In September 2004, four years ago, when the mission was only six months old,
some 2000 people were killed when Gonaives was flooded following the passage
of Tropical Storm Jeanne. Since that time, the MINUSTAH has spent over $2
billion repressing and intimidating Haitians rather than building dykes,
canals, sturdy housing, and roads, or reforesting and terracing mountains,
measures that could have averted, or at least mitigated, the catastrophe we
now see unfolding.
Indeed, in his May 2006 inauguration address, President Rene Preval called
on the U.N. "to turn its tanks into bulldozers." U.N. officials scoffed at
the proposal: "MINUSTAH is not a development agency," sniffed Edmond Mulet,
then MINUSTAH's head, in response. Today's MINUSTAH chief, Hedi Annabi,
described Haiti this week as "hell on earth."
The comparisons with neighboring Cuba are stark. All the storms intensified
and struck that island with even more force - 150 mile an hour winds, in the
case of Gustav, leveling over 100,000 homes - like "a nuclear bomb," said
Fidel Castro. But only one person was killed.
Over 10 more storms are predicted for this hurricane season. As the case of
Cuba proves, a nation, however poor, must control its own destiny and be
able to marshal its own resources, pursue its own development policies, and
make its own storm preparations. This sovereignty is the only defense
against the hurricanes now ravaging Haiti.
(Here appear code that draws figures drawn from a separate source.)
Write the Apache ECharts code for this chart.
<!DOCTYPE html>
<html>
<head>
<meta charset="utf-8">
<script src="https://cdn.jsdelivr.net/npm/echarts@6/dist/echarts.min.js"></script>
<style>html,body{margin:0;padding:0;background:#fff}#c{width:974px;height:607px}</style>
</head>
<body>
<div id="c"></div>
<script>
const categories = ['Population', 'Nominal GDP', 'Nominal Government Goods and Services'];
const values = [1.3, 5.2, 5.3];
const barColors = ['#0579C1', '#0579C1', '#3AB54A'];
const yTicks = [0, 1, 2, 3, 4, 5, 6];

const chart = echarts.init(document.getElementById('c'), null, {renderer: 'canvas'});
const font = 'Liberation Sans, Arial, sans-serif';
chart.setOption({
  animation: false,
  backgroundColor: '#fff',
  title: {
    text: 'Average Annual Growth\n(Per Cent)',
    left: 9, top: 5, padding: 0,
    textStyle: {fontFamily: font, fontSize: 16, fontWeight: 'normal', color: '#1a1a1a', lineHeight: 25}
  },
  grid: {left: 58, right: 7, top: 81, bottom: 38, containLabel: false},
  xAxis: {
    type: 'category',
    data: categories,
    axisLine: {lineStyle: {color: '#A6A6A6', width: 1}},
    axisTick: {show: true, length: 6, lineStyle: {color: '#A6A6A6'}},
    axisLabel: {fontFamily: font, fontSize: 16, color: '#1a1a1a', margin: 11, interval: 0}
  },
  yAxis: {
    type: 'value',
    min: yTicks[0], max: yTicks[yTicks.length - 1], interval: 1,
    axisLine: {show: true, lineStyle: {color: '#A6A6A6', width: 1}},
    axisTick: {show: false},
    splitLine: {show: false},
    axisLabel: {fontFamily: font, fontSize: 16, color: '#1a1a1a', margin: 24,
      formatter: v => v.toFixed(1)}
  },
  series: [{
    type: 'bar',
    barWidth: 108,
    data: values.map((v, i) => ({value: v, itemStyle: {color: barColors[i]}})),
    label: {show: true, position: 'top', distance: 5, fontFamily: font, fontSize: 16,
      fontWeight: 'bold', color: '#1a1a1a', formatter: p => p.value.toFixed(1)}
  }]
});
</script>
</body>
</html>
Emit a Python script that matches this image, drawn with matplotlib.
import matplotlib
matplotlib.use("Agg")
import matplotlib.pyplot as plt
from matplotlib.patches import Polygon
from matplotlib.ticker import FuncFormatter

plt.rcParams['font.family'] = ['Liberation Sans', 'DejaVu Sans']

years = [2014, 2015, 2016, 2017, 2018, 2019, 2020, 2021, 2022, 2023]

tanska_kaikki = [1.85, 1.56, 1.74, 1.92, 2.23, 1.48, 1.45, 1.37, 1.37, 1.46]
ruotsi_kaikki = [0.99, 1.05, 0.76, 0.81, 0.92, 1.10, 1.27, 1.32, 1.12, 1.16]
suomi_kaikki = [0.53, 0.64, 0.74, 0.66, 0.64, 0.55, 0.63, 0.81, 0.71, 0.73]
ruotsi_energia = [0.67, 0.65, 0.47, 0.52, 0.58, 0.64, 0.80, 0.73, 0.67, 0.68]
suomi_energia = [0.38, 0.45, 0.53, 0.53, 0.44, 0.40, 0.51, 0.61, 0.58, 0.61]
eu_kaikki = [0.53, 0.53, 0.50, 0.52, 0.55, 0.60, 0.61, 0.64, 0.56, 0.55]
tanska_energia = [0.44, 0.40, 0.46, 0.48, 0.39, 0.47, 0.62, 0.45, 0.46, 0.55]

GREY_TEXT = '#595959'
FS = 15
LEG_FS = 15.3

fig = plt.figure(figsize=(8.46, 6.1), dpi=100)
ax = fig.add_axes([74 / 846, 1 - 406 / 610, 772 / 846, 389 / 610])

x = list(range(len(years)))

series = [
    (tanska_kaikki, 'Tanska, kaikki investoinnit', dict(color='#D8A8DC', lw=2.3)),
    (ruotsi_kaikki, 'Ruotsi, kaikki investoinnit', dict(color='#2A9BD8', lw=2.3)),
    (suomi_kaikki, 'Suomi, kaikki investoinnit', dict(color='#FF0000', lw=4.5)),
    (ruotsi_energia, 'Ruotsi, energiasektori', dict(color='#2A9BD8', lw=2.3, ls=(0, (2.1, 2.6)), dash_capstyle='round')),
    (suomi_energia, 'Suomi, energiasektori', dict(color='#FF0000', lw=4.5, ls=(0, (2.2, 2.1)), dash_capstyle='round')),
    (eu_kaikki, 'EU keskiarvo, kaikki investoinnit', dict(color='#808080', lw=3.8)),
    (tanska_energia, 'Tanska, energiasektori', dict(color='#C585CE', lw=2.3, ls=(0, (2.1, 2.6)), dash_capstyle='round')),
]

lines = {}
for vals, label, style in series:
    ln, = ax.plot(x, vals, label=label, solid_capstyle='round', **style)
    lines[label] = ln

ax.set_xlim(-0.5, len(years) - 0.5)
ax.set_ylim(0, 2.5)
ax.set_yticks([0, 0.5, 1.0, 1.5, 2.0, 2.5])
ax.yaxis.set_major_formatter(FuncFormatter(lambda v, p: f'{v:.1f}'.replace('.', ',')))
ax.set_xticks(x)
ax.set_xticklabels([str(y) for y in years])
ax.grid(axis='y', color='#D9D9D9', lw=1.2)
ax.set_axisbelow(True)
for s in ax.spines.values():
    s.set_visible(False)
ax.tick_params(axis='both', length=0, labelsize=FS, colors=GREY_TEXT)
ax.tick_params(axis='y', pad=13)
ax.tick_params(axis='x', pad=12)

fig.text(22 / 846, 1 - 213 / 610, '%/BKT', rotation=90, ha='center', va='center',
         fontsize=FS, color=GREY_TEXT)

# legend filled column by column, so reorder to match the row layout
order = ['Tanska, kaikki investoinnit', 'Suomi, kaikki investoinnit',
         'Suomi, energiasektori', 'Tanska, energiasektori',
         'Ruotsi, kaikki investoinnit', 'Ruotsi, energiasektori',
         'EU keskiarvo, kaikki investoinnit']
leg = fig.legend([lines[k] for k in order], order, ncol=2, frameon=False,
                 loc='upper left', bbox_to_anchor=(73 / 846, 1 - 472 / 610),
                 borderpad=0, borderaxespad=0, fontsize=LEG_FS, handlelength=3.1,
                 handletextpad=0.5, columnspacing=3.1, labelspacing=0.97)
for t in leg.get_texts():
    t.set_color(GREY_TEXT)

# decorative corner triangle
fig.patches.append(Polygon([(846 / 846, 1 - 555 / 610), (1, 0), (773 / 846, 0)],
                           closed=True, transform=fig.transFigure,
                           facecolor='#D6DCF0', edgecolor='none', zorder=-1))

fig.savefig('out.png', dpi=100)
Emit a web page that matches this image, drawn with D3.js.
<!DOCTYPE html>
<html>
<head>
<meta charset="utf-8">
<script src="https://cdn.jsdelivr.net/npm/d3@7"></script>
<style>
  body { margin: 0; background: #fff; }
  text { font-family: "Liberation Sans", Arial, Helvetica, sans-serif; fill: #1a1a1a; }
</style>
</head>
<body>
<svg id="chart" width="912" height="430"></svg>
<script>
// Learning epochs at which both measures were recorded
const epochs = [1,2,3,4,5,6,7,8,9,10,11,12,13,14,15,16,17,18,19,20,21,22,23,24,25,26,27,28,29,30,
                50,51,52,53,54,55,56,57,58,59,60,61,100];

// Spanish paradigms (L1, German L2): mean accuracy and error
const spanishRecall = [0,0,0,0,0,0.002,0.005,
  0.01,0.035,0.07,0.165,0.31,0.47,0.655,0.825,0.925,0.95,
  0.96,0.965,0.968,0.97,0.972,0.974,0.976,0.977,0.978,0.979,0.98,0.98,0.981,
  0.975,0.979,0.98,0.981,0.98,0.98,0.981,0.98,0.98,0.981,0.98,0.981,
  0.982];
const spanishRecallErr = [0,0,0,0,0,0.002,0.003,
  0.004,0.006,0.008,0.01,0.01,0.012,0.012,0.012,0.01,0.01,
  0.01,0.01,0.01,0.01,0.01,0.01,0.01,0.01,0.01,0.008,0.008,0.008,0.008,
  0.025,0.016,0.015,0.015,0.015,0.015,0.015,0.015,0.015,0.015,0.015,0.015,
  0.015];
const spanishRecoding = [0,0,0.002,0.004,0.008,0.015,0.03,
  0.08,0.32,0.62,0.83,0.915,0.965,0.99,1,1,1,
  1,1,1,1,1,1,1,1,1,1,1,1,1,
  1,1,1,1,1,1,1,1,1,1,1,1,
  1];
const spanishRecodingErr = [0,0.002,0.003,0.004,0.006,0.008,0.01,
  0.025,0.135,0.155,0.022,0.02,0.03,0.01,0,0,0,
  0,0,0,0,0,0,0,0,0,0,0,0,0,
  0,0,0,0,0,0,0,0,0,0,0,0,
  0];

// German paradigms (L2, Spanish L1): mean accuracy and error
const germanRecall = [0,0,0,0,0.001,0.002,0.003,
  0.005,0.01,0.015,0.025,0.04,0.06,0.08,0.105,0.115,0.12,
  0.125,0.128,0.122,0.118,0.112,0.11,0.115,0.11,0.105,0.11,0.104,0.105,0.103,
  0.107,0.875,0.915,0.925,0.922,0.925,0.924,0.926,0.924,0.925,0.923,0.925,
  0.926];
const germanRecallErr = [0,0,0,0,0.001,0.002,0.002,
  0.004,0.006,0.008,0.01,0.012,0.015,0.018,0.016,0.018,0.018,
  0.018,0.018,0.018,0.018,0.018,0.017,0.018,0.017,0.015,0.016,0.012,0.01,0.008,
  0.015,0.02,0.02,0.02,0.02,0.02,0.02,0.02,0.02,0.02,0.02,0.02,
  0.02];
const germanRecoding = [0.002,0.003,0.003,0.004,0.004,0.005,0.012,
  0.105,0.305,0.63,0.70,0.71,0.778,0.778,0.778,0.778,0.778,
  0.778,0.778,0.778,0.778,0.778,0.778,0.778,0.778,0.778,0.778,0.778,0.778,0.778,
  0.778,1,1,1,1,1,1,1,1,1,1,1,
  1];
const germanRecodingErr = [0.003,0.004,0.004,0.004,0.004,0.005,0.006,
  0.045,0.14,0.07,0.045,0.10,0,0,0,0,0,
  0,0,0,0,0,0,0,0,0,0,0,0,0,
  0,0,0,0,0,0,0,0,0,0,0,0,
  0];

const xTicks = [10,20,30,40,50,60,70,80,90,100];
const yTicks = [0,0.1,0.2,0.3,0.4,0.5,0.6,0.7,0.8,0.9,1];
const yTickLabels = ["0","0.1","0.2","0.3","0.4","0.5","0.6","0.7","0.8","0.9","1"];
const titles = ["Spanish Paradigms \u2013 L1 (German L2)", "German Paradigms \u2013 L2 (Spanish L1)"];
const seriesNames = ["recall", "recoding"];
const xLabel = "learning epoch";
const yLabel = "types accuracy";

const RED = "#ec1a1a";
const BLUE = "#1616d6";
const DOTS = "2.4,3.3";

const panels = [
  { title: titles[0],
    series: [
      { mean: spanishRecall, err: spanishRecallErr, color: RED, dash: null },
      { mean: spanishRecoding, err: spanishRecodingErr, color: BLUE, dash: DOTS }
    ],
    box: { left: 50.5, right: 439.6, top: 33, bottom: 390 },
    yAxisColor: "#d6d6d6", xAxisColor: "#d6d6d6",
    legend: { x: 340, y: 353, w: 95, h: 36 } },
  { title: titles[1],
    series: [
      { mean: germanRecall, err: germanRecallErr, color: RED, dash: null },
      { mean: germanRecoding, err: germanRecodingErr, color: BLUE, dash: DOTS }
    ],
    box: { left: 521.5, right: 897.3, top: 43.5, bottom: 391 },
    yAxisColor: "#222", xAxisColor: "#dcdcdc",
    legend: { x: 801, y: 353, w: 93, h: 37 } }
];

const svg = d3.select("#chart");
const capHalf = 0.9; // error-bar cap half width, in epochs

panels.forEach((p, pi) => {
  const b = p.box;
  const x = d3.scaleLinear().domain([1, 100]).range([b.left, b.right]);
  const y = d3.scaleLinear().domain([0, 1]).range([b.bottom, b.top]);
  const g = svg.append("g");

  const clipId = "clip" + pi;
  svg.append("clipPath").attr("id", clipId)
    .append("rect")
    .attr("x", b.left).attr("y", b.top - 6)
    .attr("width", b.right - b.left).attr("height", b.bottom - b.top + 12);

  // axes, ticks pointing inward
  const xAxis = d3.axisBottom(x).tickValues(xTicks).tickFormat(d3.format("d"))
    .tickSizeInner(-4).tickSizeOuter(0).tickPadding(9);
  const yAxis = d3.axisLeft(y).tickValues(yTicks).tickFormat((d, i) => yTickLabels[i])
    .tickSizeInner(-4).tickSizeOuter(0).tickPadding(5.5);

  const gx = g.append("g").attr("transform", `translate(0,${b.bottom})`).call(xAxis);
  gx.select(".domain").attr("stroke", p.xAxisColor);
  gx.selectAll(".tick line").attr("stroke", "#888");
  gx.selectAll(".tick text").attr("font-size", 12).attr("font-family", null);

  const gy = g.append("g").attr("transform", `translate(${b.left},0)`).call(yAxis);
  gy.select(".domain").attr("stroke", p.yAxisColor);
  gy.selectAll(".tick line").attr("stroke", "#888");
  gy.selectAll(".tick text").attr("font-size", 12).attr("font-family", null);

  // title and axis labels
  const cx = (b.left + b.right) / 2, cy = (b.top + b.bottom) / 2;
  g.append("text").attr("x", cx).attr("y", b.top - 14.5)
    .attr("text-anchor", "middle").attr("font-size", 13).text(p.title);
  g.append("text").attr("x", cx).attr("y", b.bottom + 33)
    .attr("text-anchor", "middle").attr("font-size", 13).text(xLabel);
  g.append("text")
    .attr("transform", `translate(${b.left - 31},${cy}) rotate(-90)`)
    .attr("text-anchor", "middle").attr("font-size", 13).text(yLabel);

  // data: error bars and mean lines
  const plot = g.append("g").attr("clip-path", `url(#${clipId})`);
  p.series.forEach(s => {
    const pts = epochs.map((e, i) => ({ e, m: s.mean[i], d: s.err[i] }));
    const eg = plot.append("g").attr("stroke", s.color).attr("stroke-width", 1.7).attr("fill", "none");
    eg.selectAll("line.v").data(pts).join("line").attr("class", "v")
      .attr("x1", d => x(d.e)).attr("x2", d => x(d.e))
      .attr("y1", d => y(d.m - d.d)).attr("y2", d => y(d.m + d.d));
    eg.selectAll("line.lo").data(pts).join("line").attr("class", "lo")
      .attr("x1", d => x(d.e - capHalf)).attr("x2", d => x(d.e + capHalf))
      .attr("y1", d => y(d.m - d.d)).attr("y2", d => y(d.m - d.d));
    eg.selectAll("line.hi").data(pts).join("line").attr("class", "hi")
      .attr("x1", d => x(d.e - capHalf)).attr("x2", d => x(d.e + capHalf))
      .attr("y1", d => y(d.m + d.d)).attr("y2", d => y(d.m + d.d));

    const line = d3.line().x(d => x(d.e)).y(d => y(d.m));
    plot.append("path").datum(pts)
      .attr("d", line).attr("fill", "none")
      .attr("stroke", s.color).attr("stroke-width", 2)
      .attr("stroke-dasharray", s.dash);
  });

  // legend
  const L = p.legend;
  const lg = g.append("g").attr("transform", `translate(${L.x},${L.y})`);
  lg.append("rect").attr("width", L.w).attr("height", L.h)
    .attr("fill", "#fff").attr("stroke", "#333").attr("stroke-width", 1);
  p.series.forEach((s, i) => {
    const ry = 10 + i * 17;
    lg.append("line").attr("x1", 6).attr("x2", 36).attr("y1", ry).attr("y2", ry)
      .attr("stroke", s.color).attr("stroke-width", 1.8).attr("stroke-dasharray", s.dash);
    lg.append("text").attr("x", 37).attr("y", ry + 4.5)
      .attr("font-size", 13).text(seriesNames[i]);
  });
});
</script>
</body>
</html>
The first free nation of Latin America is today a military protectorate,
virtually recolonized. The U.N. generals and administrators that oversee
Haitian affairs as proxies for Washington, Paris and Ottawa, will never have
Haiti's best interests or popular will at heart. These imperialists ignore
and, if they become too troublesome, overthrow Haiti's elected leaders. As a
result, MINUSTAH is now scrambling to respond clumsily and inadequately to a
crisis for which it is largely responsible through its resource-diverting,
development-suppressing and democracy-repressing existence.